The example of the distribution of citations in the field of biotechnology illustrates that the skewness in scientific fields is very strong, as examined by Albarrán et al. (2011) for 219 sub-fields. The skewness for research units is less strong (cf. Tables 1 to 4) and the highest citation scores are generally less extreme. That is why the sector for the highest citations was fixed at a level of 5%.

Conclusions

Nearly all distributions in bibliometrics are skewed. In particular, the distributions of citations of publications by research units are skewed, often highly skewed. To rank research units, it is recommended to replace the calculation of standard mean values by adjusted mean values, which exclude outliers with very high citations as well as those with very low or no citations. Such an adjusted mean value is oriented on the standard activity of a research unit and leads to a more adequate assessment. This approach is based on the concept of the Hirsch-index. This calculation often results in a different ranking of research units and is important in cases where the distribution of finances to research units depends on bibliometric rankings.

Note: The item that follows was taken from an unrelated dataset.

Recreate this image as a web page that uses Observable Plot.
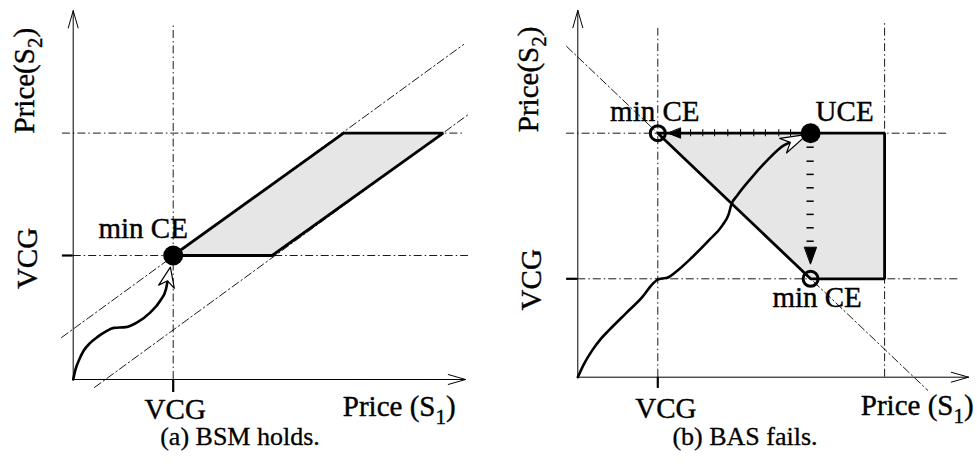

The decision to use adjusted mean values is not based on objective mathematical criteria. Instead, it is a rather subjective reflection of what activities are important for the assessment of research units. Some funders are primarily interested in excellent results that are distinctly above the average activities in a field. In this case, they should base their assessment on the upper 5% of publications with very high citations. In the present practice of calculating mean values of skewed distributions, extreme outliers are mixed with standard activities in a non-transparent way. I, on the other hand, am in favour of using standard activities for assessment, because, in many cases, extremely high citations are simply outliers.

A more comprehensive analysis of research units can be achieved by analysing the standard activities by adjusted mean values and excellent results by the mean values of the upper 5% of the citations. These two indicators are quite distinct and reflect different aspects of the activities of research units. In this perspective, the suggested indicators allow for a more differentiated analysis that conventional mean values. This approach can also be used for assessing the work of authors.

By the introduction of two dimensions of assessment, it gets obvious that the final outcome of an assessment is a question of an appropriate interpretation and cannot be objectively found by correct statistics.